- Release poster
- Directed by: Stelana Kliris
- Written by: Stelana Kliris
- Produced by: Steven Shapiro; Keith Arnold; Stelana Kliris;
- Starring: Harry Connick Jr.; Agni Scott; Ali Fumiko Whitney; Clarence Smith;
- Cinematography: Stephan Metzner
- Edited by: Emilios Avraam
- Music by: Carlos José Alvarez
- Production companies: Jupiter Peak Productions; Meraki Films;
- Distributed by: Netflix
- Release date: July 19, 2024;
- Running time: 94 minutes
- Countries: Cyprus; United States;
- Languages: English Greek (Cypriot)

= Find Me Falling =

2024 film by Stelana Kliris

Find Me Falling is a 2024 romantic comedy film written and directed by Stelana Kliris.
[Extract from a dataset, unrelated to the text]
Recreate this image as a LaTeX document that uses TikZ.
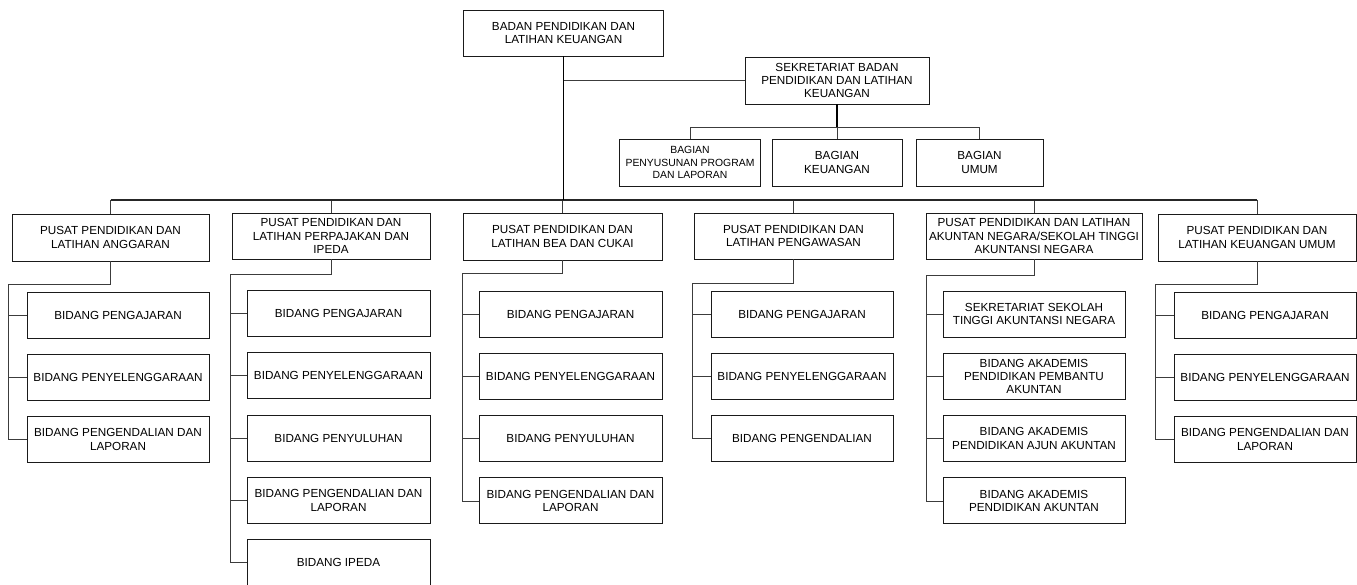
\documentclass[tikz,border=0pt]{standalone}
\usepackage{fontspec}
\setmainfont{Liberation Sans}
\usetikzlibrary{calc,positioning}
\definecolor{ink}{HTML}{1A1A1A}
\definecolor{wire}{HTML}{3C3C3C}
\tikzset{
  obox/.style={draw=ink,line width=0.9pt,fill=white,align=center,inner sep=2pt,
    minimum width=#1,minimum height=46pt,font=\fontsize{11.7}{13.3}\selectfont},
  sub/.style={obox=#1},
  link/.style={wire,line width=0.8pt},
  trunk/.style={black,line width=1.9pt},
  bus/.style={black!85,line width=1.3pt},
}
\begin{document}
\begin{tikzpicture}[x=1pt,y=-1pt]
\useasboundingbox (0,0) rectangle (1357,585);
\node[obox=200pt] (top) at (563.5,33) {BADAN PENDIDIKAN DAN\\LATIHAN KEUANGAN};
\node[obox=184pt,minimum height=47pt] (sek) at (837,80.5) {SEKRETARIAT BADAN\\PENDIDIKAN DAN LATIHAN\\KEUANGAN};
\node[obox=141pt,minimum height=47pt,font=\fontsize{10.4}{12.2}\selectfont] (bag1) at (690,162.5) {BAGIAN\\PENYUSUNAN PROGRAM\\DAN LAPORAN};
\node[obox=130pt,minimum height=47pt] (bag2) at (837,162.5) {BAGIAN\\KEUANGAN};
\node[obox=127pt,minimum height=47pt] (bag3) at (979.5,162.5) {BAGIAN\\UMUM};
\node[obox=197pt,minimum height=47pt] (ang) at (110.5,237.5) {PUSAT PENDIDIKAN DAN\\LATIHAN ANGGARAN};
\node[obox=198pt] (paj) at (331,236) {PUSAT PENDIDIKAN DAN\\LATIHAN PERPAJAKAN DAN\\IPEDA};
\node[obox=199pt,minimum height=47pt] (bea) at (562.5,236.5) {PUSAT PENDIDIKAN DAN\\LATIHAN BEA DAN CUKAI};
\node[obox=199pt] (aws) at (793.5,236) {PUSAT PENDIDIKAN DAN\\LATIHAN PENGAWASAN};
\node[obox=216pt] (akt) at (1034,236) {PUSAT PENDIDIKAN DAN LATIHAN\\AKUNTAN NEGARA/SEKOLAH TINGGI\\AKUNTANSI NEGARA};
\node[obox=198pt,minimum height=47pt] (umm) at (1257,237.5) {PUSAT PENDIDIKAN DAN\\LATIHAN KEUANGAN UMUM};

\foreach \i/\t in {1/BIDANG PENGAJARAN,2/BIDANG PENYELENGGARAAN,3/{BIDANG PENGENDALIAN DAN\\LAPORAN}}
  \node[sub=182pt] (ang\i) at (118,{315+62.3*(\i-1)}) {\t};
\foreach \i/\t in {1/BIDANG PENGAJARAN,2/BIDANG PENYELENGGARAAN,3/BIDANG PENYULUHAN,4/{BIDANG PENGENDALIAN DAN\\LAPORAN},5/BIDANG IPEDA}
  \node[sub=183pt] (paj\i) at (338.5,{313.5+62.3*(\i-1)}) {\t};
\foreach \i/\t in {1/BIDANG PENGAJARAN,2/BIDANG PENYELENGGARAAN,3/BIDANG PENYULUHAN,4/{BIDANG PENGENDALIAN DAN\\LAPORAN}}
  \node[sub=183pt] (bea\i) at (570.5,{314+62.3*(\i-1)}) {\t};
\foreach \i/\t in {1/BIDANG PENGAJARAN,2/BIDANG PENYELENGGARAAN,3/BIDANG PENGENDALIAN}
  \node[sub=182pt] (aws\i) at (802,{314+62.3*(\i-1)}) {\t};
\foreach \i/\t in {1/{SEKRETARIAT SEKOLAH\\TINGGI AKUNTANSI NEGARA},2/{BIDANG AKADEMIS\\PENDIDIKAN PEMBANTU\\AKUNTAN},3/{BIDANG AKADEMIS\\PENDIDIKAN AJUN AKUNTAN},4/{BIDANG AKADEMIS\\PENDIDIKAN AKUNTAN}}
  \node[sub=182pt] (akt\i) at (1034,{314+62.3*(\i-1)}) {\t};
\foreach \i/\t in {1/BIDANG PENGAJARAN,2/BIDANG PENYELENGGARAAN,3/{BIDANG PENGENDALIAN DAN\\LAPORAN}}
  \node[sub=182pt] (umm\i) at (1265,{315+62.3*(\i-1)}) {\t};

\coordinate (hub) at (563.5,200);
\coordinate (bhub) at (837,127);
\foreach \n in {ang,paj,bea,aws,akt,umm}
  \draw[link] (hub -| \n.north) -- (\n.north);
\draw[bus] (hub -| ang.north) -- (hub -| umm.north);
\draw[trunk] (top.south) -- (hub);
\draw[link] (top.south |- sek.west) -- (sek.west);
\draw[trunk] (sek.south) -- (bhub);
\foreach \n in {bag1,bag2,bag3}
  \draw[link] (bhub) -| (\n.north);

\foreach \c/\x/\k/\m in {ang/8/284/3,paj/230/274/5,bea/462/273/4,aws/692/283/3,akt/926/275/4,umm/1155/284/3} {
  \coordinate (\c-k) at (\x,\k);
  \draw[link] (\c.south) |- (\c-k) |- (\c\m.west);
  \foreach \i in {1,...,\m}
    \draw[link] (\c-k |- \c\i.west) -- (\c\i.west);
}
\end{tikzpicture}
\end{document}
It stars Harry Connick Jr. and the cast also includes Agni Scott, Ali Fumiko Whitney, and Clarence Smith.

American rock star John Allman, frustrated by an unsuccessful album, takes a break from his career to live in a remote house near a cliff in Cyprus, which he discovers is a suicide hotspot. There, he reconnects with old flame Sia, uncovering a long-guarded secret.

The film was released by Netflix on July 19, 2024. It received mixed reviews.

==Plot==

After his latest album is poorly received, American rock star John Allman spontaneously moves to Cyprus. Buying a remote house on a cliff, a few days later, he witnesses a man commit suicide jumping off it. Local police captain Manoli explains the cliff is a well-known suicide hotspot, which explains why the house was so inexpensive. Warned that the suicide rate can be very high, he is given Manoli's phone number to report future instances.

John goes into town and asks for home grocery delivery, surprising the shop owner when he says which house he bought. The next day, shop girl Melina delivers John's food. She recognizes John as a famous musician, and he explains he has moved to Cyprus to escape his life. He later calls his manager Jimmy to reveal where he is.

When the mother of the man who jumped comes to the cliff, John calls Manoli. Later, the captain invites him to the tavern in town. There, they hear Melina sing, and Manoli suggests John would be a good match for his sister.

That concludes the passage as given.